>> START Supplied material

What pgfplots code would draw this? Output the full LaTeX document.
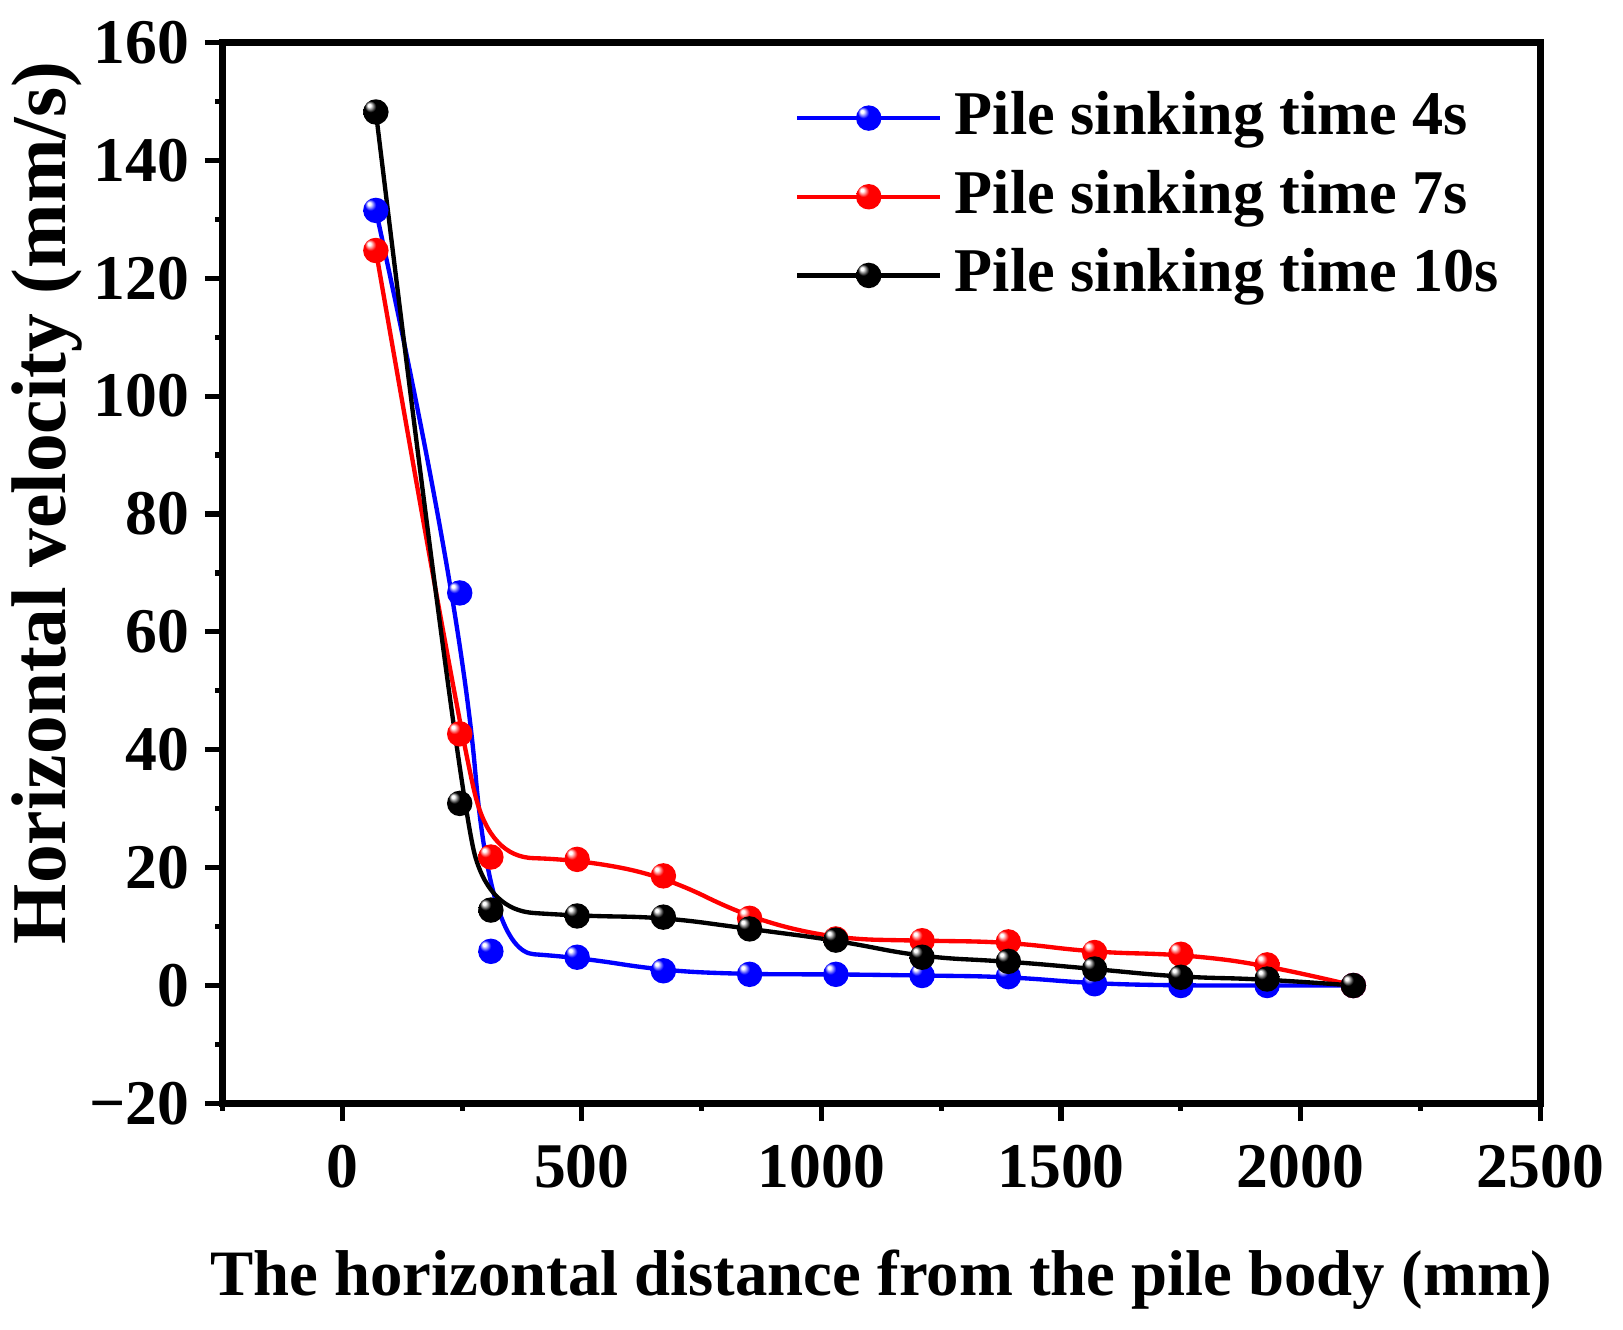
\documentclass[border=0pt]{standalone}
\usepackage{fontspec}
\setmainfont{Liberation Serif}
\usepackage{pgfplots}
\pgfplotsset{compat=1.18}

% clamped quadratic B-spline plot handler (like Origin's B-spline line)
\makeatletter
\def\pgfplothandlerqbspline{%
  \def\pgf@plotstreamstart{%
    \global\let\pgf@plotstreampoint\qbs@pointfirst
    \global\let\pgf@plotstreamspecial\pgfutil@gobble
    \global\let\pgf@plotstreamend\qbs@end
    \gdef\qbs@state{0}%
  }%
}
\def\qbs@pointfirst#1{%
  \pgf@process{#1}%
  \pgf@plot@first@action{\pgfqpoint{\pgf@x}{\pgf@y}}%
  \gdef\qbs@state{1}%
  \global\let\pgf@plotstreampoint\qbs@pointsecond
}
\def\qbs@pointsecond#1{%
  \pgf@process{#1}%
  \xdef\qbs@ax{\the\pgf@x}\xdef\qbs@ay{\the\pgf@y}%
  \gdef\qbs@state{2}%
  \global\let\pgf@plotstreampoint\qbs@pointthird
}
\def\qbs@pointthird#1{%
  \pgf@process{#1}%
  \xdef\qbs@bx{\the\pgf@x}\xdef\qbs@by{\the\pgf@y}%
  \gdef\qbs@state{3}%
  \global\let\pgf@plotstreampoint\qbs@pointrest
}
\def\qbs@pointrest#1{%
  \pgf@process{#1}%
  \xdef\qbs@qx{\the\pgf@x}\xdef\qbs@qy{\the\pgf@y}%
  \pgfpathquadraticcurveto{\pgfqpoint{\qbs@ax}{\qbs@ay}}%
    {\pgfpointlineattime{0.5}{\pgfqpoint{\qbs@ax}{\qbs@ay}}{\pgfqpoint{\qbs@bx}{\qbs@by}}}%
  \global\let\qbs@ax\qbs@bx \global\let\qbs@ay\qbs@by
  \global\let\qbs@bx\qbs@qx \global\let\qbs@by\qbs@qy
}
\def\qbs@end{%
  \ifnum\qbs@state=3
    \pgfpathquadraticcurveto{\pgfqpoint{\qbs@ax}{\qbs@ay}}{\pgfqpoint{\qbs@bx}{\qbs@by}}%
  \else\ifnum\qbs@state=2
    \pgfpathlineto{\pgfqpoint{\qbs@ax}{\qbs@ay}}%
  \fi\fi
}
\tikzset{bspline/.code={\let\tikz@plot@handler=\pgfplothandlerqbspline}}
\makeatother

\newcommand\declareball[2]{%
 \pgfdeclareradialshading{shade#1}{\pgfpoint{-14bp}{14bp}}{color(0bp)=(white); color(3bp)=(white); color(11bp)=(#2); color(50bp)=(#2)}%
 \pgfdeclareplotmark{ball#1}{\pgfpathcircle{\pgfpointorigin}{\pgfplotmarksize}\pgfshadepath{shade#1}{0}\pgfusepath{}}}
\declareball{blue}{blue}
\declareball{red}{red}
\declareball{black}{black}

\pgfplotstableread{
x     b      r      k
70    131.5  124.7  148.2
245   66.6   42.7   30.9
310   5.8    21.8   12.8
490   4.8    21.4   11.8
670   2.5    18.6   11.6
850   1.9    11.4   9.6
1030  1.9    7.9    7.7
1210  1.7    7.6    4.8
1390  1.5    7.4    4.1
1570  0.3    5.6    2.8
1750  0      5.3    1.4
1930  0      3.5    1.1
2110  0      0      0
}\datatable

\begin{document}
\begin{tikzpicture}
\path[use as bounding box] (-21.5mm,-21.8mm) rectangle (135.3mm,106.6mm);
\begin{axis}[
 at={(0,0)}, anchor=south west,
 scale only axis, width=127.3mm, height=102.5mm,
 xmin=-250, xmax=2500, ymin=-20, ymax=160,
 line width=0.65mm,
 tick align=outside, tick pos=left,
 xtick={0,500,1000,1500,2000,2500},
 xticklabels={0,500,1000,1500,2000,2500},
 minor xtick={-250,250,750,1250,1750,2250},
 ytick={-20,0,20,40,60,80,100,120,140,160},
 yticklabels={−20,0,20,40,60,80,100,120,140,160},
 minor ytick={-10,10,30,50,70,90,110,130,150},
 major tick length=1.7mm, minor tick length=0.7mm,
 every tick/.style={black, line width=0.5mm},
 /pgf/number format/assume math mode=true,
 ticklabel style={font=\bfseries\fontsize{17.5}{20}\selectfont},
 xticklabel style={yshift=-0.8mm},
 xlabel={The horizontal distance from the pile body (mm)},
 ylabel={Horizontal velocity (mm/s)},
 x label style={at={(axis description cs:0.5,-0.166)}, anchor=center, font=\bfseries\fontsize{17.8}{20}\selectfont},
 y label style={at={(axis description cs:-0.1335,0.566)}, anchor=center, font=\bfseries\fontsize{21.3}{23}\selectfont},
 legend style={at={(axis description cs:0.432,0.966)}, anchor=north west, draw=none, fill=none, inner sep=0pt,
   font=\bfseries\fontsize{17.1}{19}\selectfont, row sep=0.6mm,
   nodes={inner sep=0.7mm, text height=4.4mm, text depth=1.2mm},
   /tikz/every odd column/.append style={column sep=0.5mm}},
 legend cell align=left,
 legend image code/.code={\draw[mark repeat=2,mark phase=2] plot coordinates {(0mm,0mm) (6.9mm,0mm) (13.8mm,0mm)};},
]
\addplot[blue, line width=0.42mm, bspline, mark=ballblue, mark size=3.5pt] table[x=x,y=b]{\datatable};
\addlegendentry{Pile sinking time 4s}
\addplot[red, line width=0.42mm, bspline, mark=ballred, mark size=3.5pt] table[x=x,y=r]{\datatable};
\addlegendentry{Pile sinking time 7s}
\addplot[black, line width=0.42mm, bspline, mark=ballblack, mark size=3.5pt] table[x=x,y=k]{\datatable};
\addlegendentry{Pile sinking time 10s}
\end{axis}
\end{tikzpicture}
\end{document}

>> END Supplied material

Images in the data above are to be skipped. Retype all other material exactly.

What pgfplots code would draw this? Output the full LaTeX document.
\documentclass[border=0pt]{standalone}
\usepackage{fontspec}
\setmainfont{Liberation Serif}
\usepackage{pgfplots}
\pgfplotsset{compat=1.18}

% clamped quadratic B-spline plot handler (like Origin's B-spline line)
\makeatletter
\def\pgfplothandlerqbspline{%
  \def\pgf@plotstreamstart{%
    \global\let\pgf@plotstreampoint\qbs@pointfirst
    \global\let\pgf@plotstreamspecial\pgfutil@gobble
    \global\let\pgf@plotstreamend\qbs@end
    \gdef\qbs@state{0}%
  }%
}
\def\qbs@pointfirst#1{%
  \pgf@process{#1}%
  \pgf@plot@first@action{\pgfqpoint{\pgf@x}{\pgf@y}}%
  \gdef\qbs@state{1}%
  \global\let\pgf@plotstreampoint\qbs@pointsecond
}
\def\qbs@pointsecond#1{%
  \pgf@process{#1}%
  \xdef\qbs@ax{\the\pgf@x}\xdef\qbs@ay{\the\pgf@y}%
  \gdef\qbs@state{2}%
  \global\let\pgf@plotstreampoint\qbs@pointthird
}
\def\qbs@pointthird#1{%
  \pgf@process{#1}%
  \xdef\qbs@bx{\the\pgf@x}\xdef\qbs@by{\the\pgf@y}%
  \gdef\qbs@state{3}%
  \global\let\pgf@plotstreampoint\qbs@pointrest
}
\def\qbs@pointrest#1{%
  \pgf@process{#1}%
  \xdef\qbs@qx{\the\pgf@x}\xdef\qbs@qy{\the\pgf@y}%
  \pgfpathquadraticcurveto{\pgfqpoint{\qbs@ax}{\qbs@ay}}%
    {\pgfpointlineattime{0.5}{\pgfqpoint{\qbs@ax}{\qbs@ay}}{\pgfqpoint{\qbs@bx}{\qbs@by}}}%
  \global\let\qbs@ax\qbs@bx \global\let\qbs@ay\qbs@by
  \global\let\qbs@bx\qbs@qx \global\let\qbs@by\qbs@qy
}
\def\qbs@end{%
  \ifnum\qbs@state=3
    \pgfpathquadraticcurveto{\pgfqpoint{\qbs@ax}{\qbs@ay}}{\pgfqpoint{\qbs@bx}{\qbs@by}}%
  \else\ifnum\qbs@state=2
    \pgfpathlineto{\pgfqpoint{\qbs@ax}{\qbs@ay}}%
  \fi\fi
}
\tikzset{bspline/.code={\let\tikz@plot@handler=\pgfplothandlerqbspline}}
\makeatother

\newcommand\declareball[2]{%
 \pgfdeclareradialshading{shade#1}{\pgfpoint{-14bp}{14bp}}{color(0bp)=(white); color(3bp)=(white); color(11bp)=(#2); color(50bp)=(#2)}%
 \pgfdeclareplotmark{ball#1}{\pgfpathcircle{\pgfpointorigin}{\pgfplotmarksize}\pgfshadepath{shade#1}{0}\pgfusepath{}}}
\declareball{blue}{blue}
\declareball{red}{red}
\declareball{black}{black}

\pgfplotstableread{
x     b      r      k
70    131.5  124.7  148.2
245   66.6   42.7   30.9
310   5.8    21.8   12.8
490   4.8    21.4   11.8
670   2.5    18.6   11.6
850   1.9    11.4   9.6
1030  1.9    7.9    7.7
1210  1.7    7.6    4.8
1390  1.5    7.4    4.1
1570  0.3    5.6    2.8
1750  0      5.3    1.4
1930  0      3.5    1.1
2110  0      0      0
}\datatable

\begin{document}
\begin{tikzpicture}
\path[use as bounding box] (-21.5mm,-21.8mm) rectangle (135.3mm,106.6mm);
\begin{axis}[
 at={(0,0)}, anchor=south west,
 scale only axis, width=127.3mm, height=102.5mm,
 xmin=-250, xmax=2500, ymin=-20, ymax=160,
 line width=0.65mm,
 tick align=outside, tick pos=left,
 xtick={0,500,1000,1500,2000,2500},
 xticklabels={0,500,1000,1500,2000,2500},
 minor xtick={-250,250,750,1250,1750,2250},
 ytick={-20,0,20,40,60,80,100,120,140,160},
 yticklabels={−20,0,20,40,60,80,100,120,140,160},
 minor ytick={-10,10,30,50,70,90,110,130,150},
 major tick length=1.7mm, minor tick length=0.7mm,
 every tick/.style={black, line width=0.5mm},
 /pgf/number format/assume math mode=true,
 ticklabel style={font=\bfseries\fontsize{17.5}{20}\selectfont},
 xticklabel style={yshift=-0.8mm},
 xlabel={The horizontal distance from the pile body (mm)},
 ylabel={Horizontal velocity (mm/s)},
 x label style={at={(axis description cs:0.5,-0.166)}, anchor=center, font=\bfseries\fontsize{17.8}{20}\selectfont},
 y label style={at={(axis description cs:-0.1335,0.566)}, anchor=center, font=\bfseries\fontsize{21.3}{23}\selectfont},
 legend style={at={(axis description cs:0.432,0.966)}, anchor=north west, draw=none, fill=none, inner sep=0pt,
   font=\bfseries\fontsize{17.1}{19}\selectfont, row sep=0.6mm,
   nodes={inner sep=0.7mm, text height=4.4mm, text depth=1.2mm},
   /tikz/every odd column/.append style={column sep=0.5mm}},
 legend cell align=left,
 legend image code/.code={\draw[mark repeat=2,mark phase=2] plot coordinates {(0mm,0mm) (6.9mm,0mm) (13.8mm,0mm)};},
]
\addplot[blue, line width=0.42mm, bspline, mark=ballblue, mark size=3.5pt] table[x=x,y=b]{\datatable};
\addlegendentry{Pile sinking time 4s}
\addplot[red, line width=0.42mm, bspline, mark=ballred, mark size=3.5pt] table[x=x,y=r]{\datatable};
\addlegendentry{Pile sinking time 7s}
\addplot[black, line width=0.42mm, bspline, mark=ballblack, mark size=3.5pt] table[x=x,y=k]{\datatable};
\addlegendentry{Pile sinking time 10s}
\end{axis}
\end{tikzpicture}
\end{document}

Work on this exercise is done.